All of the material should be reproduced exactly, with pictures left out.
☆ ☆ ☆ ☆ ☆ ☆ ☆
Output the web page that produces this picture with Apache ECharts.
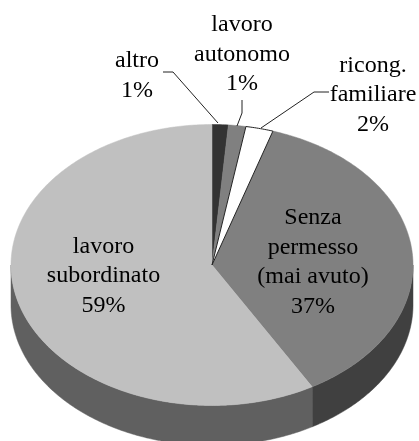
<!DOCTYPE html>
<html><head><meta charset="utf-8">
<style>html,body{margin:0;padding:0;background:#fff}#c{width:419px;height:441px}</style>
<script src="https://cdn.jsdelivr.net/npm/echarts@6/dist/echarts.min.js"></script></head>
<body><div id="c"></div>
<script>
const categories = ['altro','lavoro\nautonomo','ricong.\nfamiliare','Senza\npermesso\n(mai avuto)','lavoro\nsubordinato'];
const values = [1.3,1.4,2.2,36.8,58.3];
const percentLabels = ['1%','1%','2%','37%','59%'];
const topColors = ['#333333','#808080','#ffffff','#808080','#c0c0c0'];
const sideColors = ['#1a1a1a','#404040','#808080','#404040','#606060'];
const labelAt = [[137,75.5],[242,54.5],[373,95],[313,262],[103.5,276]];
const leaders = [[[163,72],[173,72],[218,123]],[[242,100],[242,113],[237,126]],[[329,92],[314,92],[261,128]],null,null];

const cx=212, cy=265, rx=201, ry=140.5, depth=40;
const total = values.reduce((a,b)=>a+b,0);
const pt=(t,dy=0)=>[cx+rx*Math.sin(t), cy-ry*Math.cos(t)+dy];
function arc(a,b,dy=0){const n=Math.max(2,Math.ceil((b-a)*90));const r=[];for(let i=0;i<=n;i++)r.push(pt(a+(b-a)*i/n,dy));return r;}

function renderItem(params,api){
  const i=params.dataIndex;
  let sum=0; for(let k=0;k<i;k++) sum+=values[k];
  const a=sum/total*2*Math.PI, b=(sum+values[i])/total*2*Math.PI;
  const kids=[];
  const wa=Math.max(a,Math.PI/2), wb=Math.min(b,Math.PI*1.5);
  if(wb>wa){
    kids.push({type:'polygon',z2:1,shape:{points:arc(wa,wb).concat(arc(wa,wb,depth).reverse())},style:{fill:sideColors[i],stroke:sideColors[i],lineWidth:0.5}});
  }
  const isWhite=topColors[i]==='#ffffff';
  kids.push({type:'polygon',z2:isWhite?4:3,shape:{points:[[cx,cy]].concat(arc(a,b))},style:{fill:topColors[i],stroke:isWhite?'#222':topColors[i],lineWidth:isWhite?1:0.5}});
  if(leaders[i]) kids.push({type:'polyline',z2:5,shape:{points:leaders[i]},style:{fill:null,stroke:'#222',lineWidth:1}});
  kids.push({type:'text',z2:6,style:{x:labelAt[i][0],y:labelAt[i][1],text:categories[i]+'\n'+percentLabels[i],align:'center',verticalAlign:'middle',fill:'#000',font:'24px "Liberation Serif"',lineHeight:29.5}});
  return {type:'group',children:kids};
}
const chart=echarts.init(document.getElementById('c'),null,{renderer:'canvas'});
chart.setOption({animation:false,series:[{type:'custom',coordinateSystem:'none',renderItem,data:values.map((v,i)=>[i,v])}]});
</script></body></html>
☆ ☆ ☆ ☆ ☆ ☆ ☆
Worked solution:
Output the web page that produces this picture with Apache ECharts.
<!DOCTYPE html>
<html><head><meta charset="utf-8">
<style>html,body{margin:0;padding:0;background:#fff}#c{width:419px;height:441px}</style>
<script src="https://cdn.jsdelivr.net/npm/echarts@6/dist/echarts.min.js"></script></head>
<body><div id="c"></div>
<script>
const categories = ['altro','lavoro\nautonomo','ricong.\nfamiliare','Senza\npermesso\n(mai avuto)','lavoro\nsubordinato'];
const values = [1.3,1.4,2.2,36.8,58.3];
const percentLabels = ['1%','1%','2%','37%','59%'];
const topColors = ['#333333','#808080','#ffffff','#808080','#c0c0c0'];
const sideColors = ['#1a1a1a','#404040','#808080','#404040','#606060'];
const labelAt = [[137,75.5],[242,54.5],[373,95],[313,262],[103.5,276]];
const leaders = [[[163,72],[173,72],[218,123]],[[242,100],[242,113],[237,126]],[[329,92],[314,92],[261,128]],null,null];

const cx=212, cy=265, rx=201, ry=140.5, depth=40;
const total = values.reduce((a,b)=>a+b,0);
const pt=(t,dy=0)=>[cx+rx*Math.sin(t), cy-ry*Math.cos(t)+dy];
function arc(a,b,dy=0){const n=Math.max(2,Math.ceil((b-a)*90));const r=[];for(let i=0;i<=n;i++)r.push(pt(a+(b-a)*i/n,dy));return r;}

function renderItem(params,api){
  const i=params.dataIndex;
  let sum=0; for(let k=0;k<i;k++) sum+=values[k];
  const a=sum/total*2*Math.PI, b=(sum+values[i])/total*2*Math.PI;
  const kids=[];
  const wa=Math.max(a,Math.PI/2), wb=Math.min(b,Math.PI*1.5);
  if(wb>wa){
    kids.push({type:'polygon',z2:1,shape:{points:arc(wa,wb).concat(arc(wa,wb,depth).reverse())},style:{fill:sideColors[i],stroke:sideColors[i],lineWidth:0.5}});
  }
  const isWhite=topColors[i]==='#ffffff';
  kids.push({type:'polygon',z2:isWhite?4:3,shape:{points:[[cx,cy]].concat(arc(a,b))},style:{fill:topColors[i],stroke:isWhite?'#222':topColors[i],lineWidth:isWhite?1:0.5}});
  if(leaders[i]) kids.push({type:'polyline',z2:5,shape:{points:leaders[i]},style:{fill:null,stroke:'#222',lineWidth:1}});
  kids.push({type:'text',z2:6,style:{x:labelAt[i][0],y:labelAt[i][1],text:categories[i]+'\n'+percentLabels[i],align:'center',verticalAlign:'middle',fill:'#000',font:'24px "Liberation Serif"',lineHeight:29.5}});
  return {type:'group',children:kids};
}
const chart=echarts.init(document.getElementById('c'),null,{renderer:'canvas'});
chart.setOption({animation:false,series:[{type:'custom',coordinateSystem:'none',renderItem,data:values.map((v,i)=>[i,v])}]});
</script></body></html>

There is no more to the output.